_MATERIAL PROVIDED_:
►
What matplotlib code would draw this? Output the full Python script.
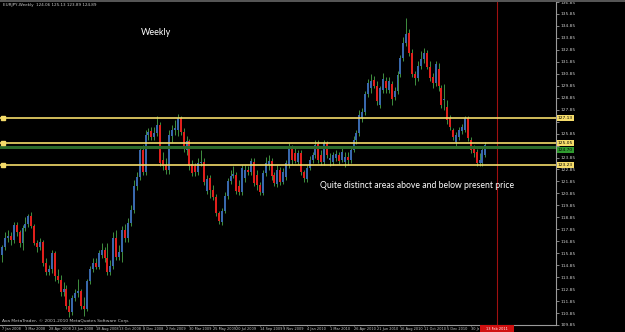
import matplotlib
matplotlib.use("Agg")
import matplotlib.pyplot as plt
from matplotlib.patches import Rectangle
from matplotlib.transforms import Bbox

# weekly OHLC
opens = [115.73, 116.41, 117.16, 117.32, 116.99, 118.23, 117.65, 116.74, 117.99, 118.32,
         118.98, 118.15, 116.74, 116.33, 116.82, 115.07, 114.32, 114.49, 115.90, 113.91,
         113.58, 112.58, 112.83, 111.42, 110.92, 112.08, 112.50, 112.66, 111.42, 111.17,
         113.49, 114.49, 115.07, 114.74, 115.73, 116.15, 115.49, 114.24, 114.82, 117.16,
         115.57, 115.98, 117.82, 117.16, 118.40, 119.48, 121.47, 122.22, 124.46, 122.63,
         125.71, 126.05, 125.55, 125.88, 126.54, 123.63, 123.21, 122.80, 125.63, 126.13,
         126.13, 127.13, 125.96, 124.46, 125.22, 123.30, 123.13, 122.63, 123.38, 123.46,
         121.06, 122.14, 121.14, 120.56, 119.23, 118.48, 119.40, 120.64, 121.89, 122.30,
         122.38, 121.47, 120.97, 122.14, 122.80, 122.63, 123.46, 122.38, 121.55, 120.89,
         122.55, 123.21, 123.55, 122.38, 121.64, 122.80, 121.80, 122.22, 123.21, 124.64,
         124.21, 123.46, 124.21, 122.63, 122.05, 122.97, 123.63, 124.04, 124.97, 124.04,
         123.46, 125.05, 123.63, 123.46, 123.80, 124.04, 123.63, 123.46, 123.88, 123.63,
         124.46, 125.30, 125.88, 127.13, 127.62, 129.12, 129.62, 130.36, 129.86, 128.20,
         129.53, 130.28, 129.53, 130.03, 128.87, 129.37, 130.86, 132.19, 133.44, 134.27,
         132.60, 130.86, 130.53, 131.52, 132.11, 132.60, 131.44, 130.61, 130.11, 131.28,
         129.62, 128.62, 128.04, 127.13, 126.13, 125.13, 125.55, 126.05, 126.13, 127.13,
         125.30, 124.64, 124.29, 123.38, 123.38, 124.04]
highs = [116.57, 117.65, 117.82, 117.65, 118.48, 118.48, 117.82, 118.23, 118.90, 119.15,
         119.31, 118.32, 116.99, 117.16, 116.99, 115.49, 114.90, 116.15, 116.07, 114.49,
         113.99, 113.41, 113.16, 112.00, 112.33, 112.83, 113.66, 112.83, 112.17, 113.66,
         114.82, 115.49, 115.49, 116.15, 116.74, 116.33, 116.74, 115.32, 117.65, 117.82,
         116.57, 118.15, 118.32, 118.82, 119.89, 121.97, 122.63, 124.64, 124.88, 126.13,
         126.30, 126.38, 126.38, 127.29, 126.79, 124.29, 123.80, 126.13, 126.54, 126.96,
         127.46, 127.29, 126.30, 125.63, 125.38, 123.63, 123.38, 123.80, 124.46, 123.80,
         122.38, 122.38, 121.55, 120.81, 119.40, 119.65, 120.97, 122.14, 122.80, 123.13,
         122.63, 121.97, 123.21, 123.21, 123.13, 123.80, 123.80, 122.80, 121.80, 122.80,
         123.88, 124.04, 123.80, 122.63, 123.21, 123.05, 122.97, 123.63, 125.05, 124.88,
         124.64, 124.46, 124.46, 122.80, 123.21, 123.96, 124.29, 125.30, 125.30, 124.46,
         125.30, 125.22, 124.21, 124.29, 124.46, 124.29, 124.64, 124.29, 124.29, 124.64,
         125.63, 126.13, 127.79, 127.96, 129.45, 130.45, 130.86, 130.70, 130.28, 129.86,
         130.94, 130.61, 130.61, 130.28, 129.78, 131.11, 132.44, 133.94, 135.52, 134.61,
         132.95, 131.11, 131.94, 132.77, 133.03, 132.86, 131.94, 130.94, 131.94, 131.77,
         129.95, 130.03, 128.62, 127.37, 126.30, 125.96, 126.38, 126.63, 127.29, 127.29,
         125.55, 124.88, 124.55, 124.21, 124.64, 125.13]
lows = [115.15, 116.15, 116.82, 116.57, 116.74, 117.32, 116.41, 116.15, 117.74, 118.07,
        117.99, 116.57, 115.98, 116.15, 114.82, 113.99, 114.07, 114.16, 113.49, 113.33,
        112.25, 112.25, 111.17, 110.51, 110.67, 111.83, 112.17, 111.17, 110.59, 111.00,
        113.24, 114.24, 114.49, 114.49, 115.49, 115.15, 113.99, 113.99, 114.49, 115.32,
        115.32, 115.15, 116.82, 116.82, 118.15, 119.23, 121.14, 121.97, 122.38, 122.38,
        125.30, 125.30, 125.30, 125.63, 123.13, 122.80, 122.47, 122.47, 125.13, 125.71,
        125.63, 125.71, 124.29, 124.04, 122.80, 122.30, 122.30, 122.38, 123.13, 121.55,
        120.81, 120.47, 120.31, 118.98, 118.32, 118.23, 119.23, 120.39, 121.64, 122.14,
        120.81, 120.72, 120.72, 121.80, 122.38, 122.38, 121.47, 121.14, 120.72, 120.72,
        122.30, 122.80, 121.97, 121.47, 121.39, 121.55, 121.64, 121.97, 122.97, 123.30,
        123.38, 123.30, 122.38, 121.80, 121.80, 122.80, 123.38, 123.80, 123.38, 123.21,
        123.21, 123.80, 123.13, 123.21, 123.55, 123.30, 123.46, 123.05, 123.21, 123.38,
        124.29, 124.97, 125.63, 126.79, 127.37, 128.87, 129.28, 129.62, 128.20, 127.96,
        129.28, 129.28, 129.28, 128.20, 128.62, 129.12, 130.61, 131.94, 133.19, 132.35,
        130.61, 129.95, 130.28, 131.28, 131.77, 131.28, 130.28, 129.62, 129.86, 129.45,
        127.96, 127.79, 126.63, 126.13, 125.30, 124.64, 125.30, 125.80, 125.96, 125.22,
        124.21, 123.88, 123.13, 123.13, 123.13, 123.88]
closes = [116.41, 117.16, 117.32, 116.99, 118.23, 117.65, 116.74, 117.99, 118.32, 118.98,
          118.15, 116.74, 116.33, 116.82, 115.07, 114.32, 114.49, 115.90, 113.91, 113.58,
          112.58, 112.83, 111.42, 110.92, 112.08, 112.50, 112.66, 111.42, 111.17, 113.49,
          114.49, 115.07, 114.74, 115.90, 116.15, 115.49, 114.24, 114.82, 117.16, 115.57,
          115.98, 117.82, 117.16, 118.40, 119.48, 121.47, 122.22, 124.46, 122.63, 125.71,
          125.96, 125.55, 125.88, 126.54, 123.38, 123.13, 122.80, 125.71, 126.13, 126.30,
          127.13, 125.96, 124.64, 125.22, 123.13, 122.55, 122.63, 123.38, 123.46, 121.80,
          122.05, 121.14, 120.56, 119.23, 118.57, 119.40, 120.64, 121.89, 122.30, 122.47,
          121.06, 120.97, 122.97, 122.80, 122.63, 123.55, 121.72, 121.55, 120.97, 122.55,
          123.38, 123.55, 122.30, 121.72, 122.80, 121.80, 122.63, 123.38, 124.72, 123.63,
          123.55, 124.21, 122.63, 122.14, 122.97, 123.63, 124.04, 124.88, 123.63, 123.46,
          125.05, 124.04, 123.80, 124.04, 124.13, 123.55, 124.29, 123.88, 123.63, 124.46,
          125.30, 125.88, 127.37, 127.62, 129.12, 130.11, 130.28, 129.86, 128.54, 129.62,
          130.45, 129.62, 130.28, 128.70, 129.45, 130.78, 132.19, 133.44, 134.19, 132.60,
          130.86, 130.53, 131.52, 132.11, 132.60, 131.44, 130.53, 130.11, 131.69, 129.86,
          128.20, 128.70, 126.96, 126.38, 125.55, 125.71, 126.13, 126.38, 127.13, 125.47,
          124.46, 124.21, 123.38, 123.63, 124.46, 124.88]

date_labels = ["7 Jan 2008", "3 Mar 2008", "28 Apr 2008", "23 Jun 2008", "18 Aug 2008",
               "13 Oct 2008", "8 Dec 2008", "2 Feb 2009", "30 Mar 2009", "25 May 2009",
               "20 Jul 2009", "14 Sep 2009", "9 Nov 2009", "4 Jan 2010", "1 Mar 2010",
               "26 Apr 2010", "21 Jun 2010", "16 Aug 2010", "11 Oct 2010", "5 Dec 2010",
               "30 Jan 2011"]
label_step = 8

price_ticks = [109.85 + k for k in range(28)]
yellow_levels = [127.13, 125.05, 123.23]
green_level = 124.70
vline_bar = 168.9

BG = "black"
WICK = "#3f8f3f"
UP = "#3968ad"
DOWN = "#e0201c"
YELLOW = "#f5dc6a"
AXIS_TXT = "#c8c8c8"

fig = plt.figure(figsize=(6.25, 3.32), dpi=100, facecolor=BG)
ax = fig.add_axes([0, 7 / 332, 556 / 625, 323 / 332])
ax.set_facecolor(BG)
ax.set_xlim(-0.68, 189.1)
ax.set_ylim(109.94, 136.767)

n = len(closes)
xs = list(range(n))
ax.vlines(xs, lows, highs, color=WICK, lw=0.7, zorder=2)
bottoms = [min(o, c) for o, c in zip(opens, closes)]
heights = [max(abs(c - o), 0.06) for o, c in zip(opens, closes)]
colors = [UP if c > o else (DOWN if c < o else WICK) for o, c in zip(opens, closes)]
ax.bar(xs, heights, bottom=bottoms, width=0.68, color=colors, lw=0, zorder=3)

# horizontal levels
label_box = dict(boxstyle="square,pad=0.22", ec="none")
for lv in yellow_levels:
    ax.axhline(lv, color=YELLOW, lw=1.2, zorder=4)
    ax.plot([0.2], [lv], marker="s", ms=2.2, color=YELLOW, zorder=5)
    ax.text(1.003, lv, f"{lv:.2f}", transform=ax.get_yaxis_transform(), fontsize=3.2,
            color="black", va="center", ha="left", clip_on=False,
            bbox=dict(label_box, fc=YELLOW), zorder=10)
ax.axhline(green_level, color="#2b6a2b", lw=2.2, zorder=4)
ax.text(1.003, green_level - 0.19, f"{green_level:.2f}", transform=ax.get_yaxis_transform(),
        fontsize=3.2, color="black", va="center", ha="left", clip_on=False,
        bbox=dict(label_box, fc="#2f9a2f"), zorder=9)

ax.axvline(vline_bar, color="#a01010", lw=0.8, zorder=1)

# texts on chart
ax.text(47.5, 134.27, "Weekly", color="white", fontsize=6.5, family="Lato", va="center")
ax.text(108.5, 121.55, "Quite distinct areas above and below present price", color="white",
        fontsize=6.2, family="Lato", va="center")

# axes styling
for s in ["top", "left"]:
    ax.spines[s].set_visible(False)
for s in ["right", "bottom"]:
    ax.spines[s].set_color("#9a9a9a")
    ax.spines[s].set_linewidth(0.8)
ax.yaxis.tick_right()
ax.set_yticks(price_ticks)
tick_text = []
for p in price_ticks:
    hidden = any(abs(p - lv) < 0.3 for lv in yellow_levels + [green_level])
    tick_text.append("" if hidden else f"{p:.2f}")
ax.set_yticklabels(tick_text)
ax.tick_params(axis="y", colors="#9a9a9a", labelcolor=AXIS_TXT, labelsize=3.2, length=2,
               width=0.6, pad=1)
ax.set_xticks([k * label_step for k in range(len(date_labels))])
xlabels = ax.set_xticklabels(date_labels, ha="left")
ax.tick_params(axis="x", colors="#9a9a9a", labelcolor=AXIS_TXT, labelsize=2.5, length=1,
               width=0.6, pad=0.3)
# last date label runs under the red time box, like in the terminal
xlabels[-1].set_clip_box(Bbox.from_extents(0, 0, 479, 332))
xlabels[-1].set_clip_on(True)

# time label of the vertical line
fig.patches.append(Rectangle((480 / 625, 0), 34 / 625, 7 / 332, transform=fig.transFigure,
                             fc="#d01010", ec="none", zorder=20))
fig.text(497 / 625, 3.5 / 332, "13 Feb 2011", color="white", fontsize=2.5, ha="center",
         va="center", zorder=21)

# header and footer
fig.patches.append(Rectangle((0, 1 - 2 / 332), 1, 2 / 332, transform=fig.transFigure,
                             fc="#555555", ec="none"))
fig.text(3 / 625, 1 - 5 / 332, "EURJPY,Weekly  124.06 125.13 123.89 124.89", color=AXIS_TXT,
         fontsize=3.0, va="center")
fig.text(2 / 625, 1 - 321 / 332, "Ava MetaTrader, \u00a9 2001-2010 MetaQuotes Software Corp.",
         color=AXIS_TXT, fontsize=3.2, va="center")

fig.savefig("out.png", dpi=100, facecolor=BG)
◄
_YOUR GOAL_: Write out an exact copy of the listing, first line through the line containing "from matplotlib.transforms import Bbox", with the pictures left out.

_WRITTEN SOLUTION_:
What matplotlib code would draw this? Output the full Python script.
import matplotlib
matplotlib.use("Agg")
import matplotlib.pyplot as plt
from matplotlib.patches import Rectangle
from matplotlib.transforms import Bbox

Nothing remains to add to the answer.